> [Collected material]

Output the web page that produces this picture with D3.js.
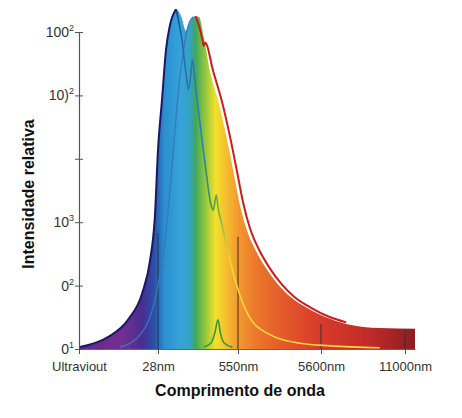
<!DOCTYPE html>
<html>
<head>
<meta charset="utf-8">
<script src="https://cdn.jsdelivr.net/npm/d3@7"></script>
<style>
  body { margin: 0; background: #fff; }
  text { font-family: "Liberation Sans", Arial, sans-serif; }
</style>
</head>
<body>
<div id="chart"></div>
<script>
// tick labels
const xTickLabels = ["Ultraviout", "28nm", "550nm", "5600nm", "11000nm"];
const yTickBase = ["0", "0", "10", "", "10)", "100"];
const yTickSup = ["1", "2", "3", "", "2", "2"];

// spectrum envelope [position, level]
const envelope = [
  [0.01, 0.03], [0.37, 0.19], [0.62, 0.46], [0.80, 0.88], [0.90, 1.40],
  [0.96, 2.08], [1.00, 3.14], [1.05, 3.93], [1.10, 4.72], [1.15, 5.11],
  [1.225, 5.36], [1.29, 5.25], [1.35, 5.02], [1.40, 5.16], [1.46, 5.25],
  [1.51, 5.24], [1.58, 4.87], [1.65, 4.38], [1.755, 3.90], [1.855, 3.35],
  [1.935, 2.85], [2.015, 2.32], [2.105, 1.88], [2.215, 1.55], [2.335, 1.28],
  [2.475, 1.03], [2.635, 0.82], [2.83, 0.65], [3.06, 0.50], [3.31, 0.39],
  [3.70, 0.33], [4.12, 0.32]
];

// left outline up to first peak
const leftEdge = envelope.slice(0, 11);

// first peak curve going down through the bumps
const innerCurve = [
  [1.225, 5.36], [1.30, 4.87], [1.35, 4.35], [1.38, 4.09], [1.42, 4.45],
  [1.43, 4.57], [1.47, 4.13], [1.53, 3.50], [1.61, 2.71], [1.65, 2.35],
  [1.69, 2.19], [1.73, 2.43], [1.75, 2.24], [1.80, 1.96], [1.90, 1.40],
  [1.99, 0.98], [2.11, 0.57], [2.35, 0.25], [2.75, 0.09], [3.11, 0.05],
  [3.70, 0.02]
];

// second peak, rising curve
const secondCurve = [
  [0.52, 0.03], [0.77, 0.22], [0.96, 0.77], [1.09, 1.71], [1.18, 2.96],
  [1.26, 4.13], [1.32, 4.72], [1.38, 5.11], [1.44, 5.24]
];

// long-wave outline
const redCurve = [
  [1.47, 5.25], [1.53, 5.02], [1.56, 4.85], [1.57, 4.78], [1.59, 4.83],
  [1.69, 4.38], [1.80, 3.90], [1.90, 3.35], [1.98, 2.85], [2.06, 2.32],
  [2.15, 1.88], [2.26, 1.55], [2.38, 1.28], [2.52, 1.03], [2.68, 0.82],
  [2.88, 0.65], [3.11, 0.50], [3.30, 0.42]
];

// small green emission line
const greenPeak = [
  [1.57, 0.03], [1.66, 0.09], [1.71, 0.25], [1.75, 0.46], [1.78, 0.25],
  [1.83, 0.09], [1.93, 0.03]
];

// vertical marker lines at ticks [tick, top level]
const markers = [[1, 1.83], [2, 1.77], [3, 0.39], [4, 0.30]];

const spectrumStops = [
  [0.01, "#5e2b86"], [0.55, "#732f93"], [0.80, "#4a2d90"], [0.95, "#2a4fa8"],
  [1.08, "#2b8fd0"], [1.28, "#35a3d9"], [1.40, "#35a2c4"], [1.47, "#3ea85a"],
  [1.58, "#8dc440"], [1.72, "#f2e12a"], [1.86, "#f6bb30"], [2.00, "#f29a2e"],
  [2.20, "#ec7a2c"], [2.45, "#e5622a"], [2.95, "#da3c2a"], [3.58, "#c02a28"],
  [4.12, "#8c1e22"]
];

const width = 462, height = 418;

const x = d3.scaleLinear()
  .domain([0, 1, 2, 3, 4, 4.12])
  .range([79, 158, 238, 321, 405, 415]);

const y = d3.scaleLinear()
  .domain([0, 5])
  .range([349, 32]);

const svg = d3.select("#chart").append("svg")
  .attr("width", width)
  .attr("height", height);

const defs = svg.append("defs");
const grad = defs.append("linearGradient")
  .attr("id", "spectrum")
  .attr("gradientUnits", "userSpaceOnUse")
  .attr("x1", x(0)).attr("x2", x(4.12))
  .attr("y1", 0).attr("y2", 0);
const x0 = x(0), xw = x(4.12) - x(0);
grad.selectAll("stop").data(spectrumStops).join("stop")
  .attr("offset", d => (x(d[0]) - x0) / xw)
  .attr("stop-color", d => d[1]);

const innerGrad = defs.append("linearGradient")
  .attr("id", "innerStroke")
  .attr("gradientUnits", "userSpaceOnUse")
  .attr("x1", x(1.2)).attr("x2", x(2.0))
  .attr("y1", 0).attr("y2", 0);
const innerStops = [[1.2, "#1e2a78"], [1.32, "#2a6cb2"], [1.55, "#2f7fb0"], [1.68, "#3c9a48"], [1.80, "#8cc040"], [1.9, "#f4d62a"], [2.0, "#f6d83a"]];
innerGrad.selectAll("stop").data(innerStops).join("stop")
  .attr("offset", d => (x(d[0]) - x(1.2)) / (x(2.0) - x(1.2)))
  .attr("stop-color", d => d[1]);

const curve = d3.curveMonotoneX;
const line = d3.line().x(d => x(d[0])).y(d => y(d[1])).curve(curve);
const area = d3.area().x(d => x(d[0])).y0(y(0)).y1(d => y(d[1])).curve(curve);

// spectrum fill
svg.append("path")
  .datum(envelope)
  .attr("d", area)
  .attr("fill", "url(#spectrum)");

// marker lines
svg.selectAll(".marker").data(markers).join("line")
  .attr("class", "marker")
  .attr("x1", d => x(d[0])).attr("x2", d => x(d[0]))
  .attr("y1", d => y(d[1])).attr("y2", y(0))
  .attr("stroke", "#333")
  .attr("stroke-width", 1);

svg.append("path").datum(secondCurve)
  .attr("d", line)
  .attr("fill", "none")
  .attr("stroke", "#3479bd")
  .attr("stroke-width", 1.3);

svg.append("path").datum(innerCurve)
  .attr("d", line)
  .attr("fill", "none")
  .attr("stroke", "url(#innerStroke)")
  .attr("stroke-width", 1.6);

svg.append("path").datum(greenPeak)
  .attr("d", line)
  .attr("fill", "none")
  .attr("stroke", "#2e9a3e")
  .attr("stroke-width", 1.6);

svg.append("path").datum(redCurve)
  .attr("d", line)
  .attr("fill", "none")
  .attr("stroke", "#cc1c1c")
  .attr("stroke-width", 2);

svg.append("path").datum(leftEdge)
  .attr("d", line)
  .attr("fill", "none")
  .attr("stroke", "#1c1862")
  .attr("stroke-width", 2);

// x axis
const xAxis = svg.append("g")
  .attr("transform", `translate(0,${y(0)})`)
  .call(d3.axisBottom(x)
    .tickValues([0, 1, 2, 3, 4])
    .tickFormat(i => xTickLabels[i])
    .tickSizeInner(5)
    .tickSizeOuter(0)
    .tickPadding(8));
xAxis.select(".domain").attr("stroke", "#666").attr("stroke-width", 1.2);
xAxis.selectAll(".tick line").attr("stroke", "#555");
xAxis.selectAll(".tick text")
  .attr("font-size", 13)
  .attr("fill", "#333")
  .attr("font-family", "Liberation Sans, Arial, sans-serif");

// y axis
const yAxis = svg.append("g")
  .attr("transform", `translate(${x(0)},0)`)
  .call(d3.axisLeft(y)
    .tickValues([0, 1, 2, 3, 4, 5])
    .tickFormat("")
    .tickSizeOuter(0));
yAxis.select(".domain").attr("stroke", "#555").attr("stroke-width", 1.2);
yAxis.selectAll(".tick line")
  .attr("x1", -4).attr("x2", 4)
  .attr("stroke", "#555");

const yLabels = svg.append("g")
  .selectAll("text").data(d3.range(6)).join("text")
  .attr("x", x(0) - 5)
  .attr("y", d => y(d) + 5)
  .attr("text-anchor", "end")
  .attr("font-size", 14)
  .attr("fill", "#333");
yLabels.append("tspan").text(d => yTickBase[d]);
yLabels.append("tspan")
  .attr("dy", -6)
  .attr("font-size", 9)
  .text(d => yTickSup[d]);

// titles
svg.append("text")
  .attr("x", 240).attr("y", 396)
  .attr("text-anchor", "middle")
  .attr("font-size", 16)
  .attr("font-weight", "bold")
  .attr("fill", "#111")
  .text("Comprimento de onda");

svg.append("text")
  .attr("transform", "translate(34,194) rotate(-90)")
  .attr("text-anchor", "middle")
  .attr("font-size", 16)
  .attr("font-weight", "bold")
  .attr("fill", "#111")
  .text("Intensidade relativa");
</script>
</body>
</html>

> [Required task]
Repeat, exactly and in full, each line from the start of the data to the line that contains "const markers = [[1, 1.83], [2, 1.77], [3, 0.39], [4, 0.30]];". Pictures do not go in.

> [Complete answer]
Output the web page that produces this picture with D3.js.
<!DOCTYPE html>
<html>
<head>
<meta charset="utf-8">
<script src="https://cdn.jsdelivr.net/npm/d3@7"></script>
<style>
  body { margin: 0; background: #fff; }
  text { font-family: "Liberation Sans", Arial, sans-serif; }
</style>
</head>
<body>
<div id="chart"></div>
<script>
// tick labels
const xTickLabels = ["Ultraviout", "28nm", "550nm", "5600nm", "11000nm"];
const yTickBase = ["0", "0", "10", "", "10)", "100"];
const yTickSup = ["1", "2", "3", "", "2", "2"];

// spectrum envelope [position, level]
const envelope = [
  [0.01, 0.03], [0.37, 0.19], [0.62, 0.46], [0.80, 0.88], [0.90, 1.40],
  [0.96, 2.08], [1.00, 3.14], [1.05, 3.93], [1.10, 4.72], [1.15, 5.11],
  [1.225, 5.36], [1.29, 5.25], [1.35, 5.02], [1.40, 5.16], [1.46, 5.25],
  [1.51, 5.24], [1.58, 4.87], [1.65, 4.38], [1.755, 3.90], [1.855, 3.35],
  [1.935, 2.85], [2.015, 2.32], [2.105, 1.88], [2.215, 1.55], [2.335, 1.28],
  [2.475, 1.03], [2.635, 0.82], [2.83, 0.65], [3.06, 0.50], [3.31, 0.39],
  [3.70, 0.33], [4.12, 0.32]
];

// left outline up to first peak
const leftEdge = envelope.slice(0, 11);

// first peak curve going down through the bumps
const innerCurve = [
  [1.225, 5.36], [1.30, 4.87], [1.35, 4.35], [1.38, 4.09], [1.42, 4.45],
  [1.43, 4.57], [1.47, 4.13], [1.53, 3.50], [1.61, 2.71], [1.65, 2.35],
  [1.69, 2.19], [1.73, 2.43], [1.75, 2.24], [1.80, 1.96], [1.90, 1.40],
  [1.99, 0.98], [2.11, 0.57], [2.35, 0.25], [2.75, 0.09], [3.11, 0.05],
  [3.70, 0.02]
];

// second peak, rising curve
const secondCurve = [
  [0.52, 0.03], [0.77, 0.22], [0.96, 0.77], [1.09, 1.71], [1.18, 2.96],
  [1.26, 4.13], [1.32, 4.72], [1.38, 5.11], [1.44, 5.24]
];

// long-wave outline
const redCurve = [
  [1.47, 5.25], [1.53, 5.02], [1.56, 4.85], [1.57, 4.78], [1.59, 4.83],
  [1.69, 4.38], [1.80, 3.90], [1.90, 3.35], [1.98, 2.85], [2.06, 2.32],
  [2.15, 1.88], [2.26, 1.55], [2.38, 1.28], [2.52, 1.03], [2.68, 0.82],
  [2.88, 0.65], [3.11, 0.50], [3.30, 0.42]
];

// small green emission line
const greenPeak = [
  [1.57, 0.03], [1.66, 0.09], [1.71, 0.25], [1.75, 0.46], [1.78, 0.25],
  [1.83, 0.09], [1.93, 0.03]
];

// vertical marker lines at ticks [tick, top level]
const markers = [[1, 1.83], [2, 1.77], [3, 0.39], [4, 0.30]];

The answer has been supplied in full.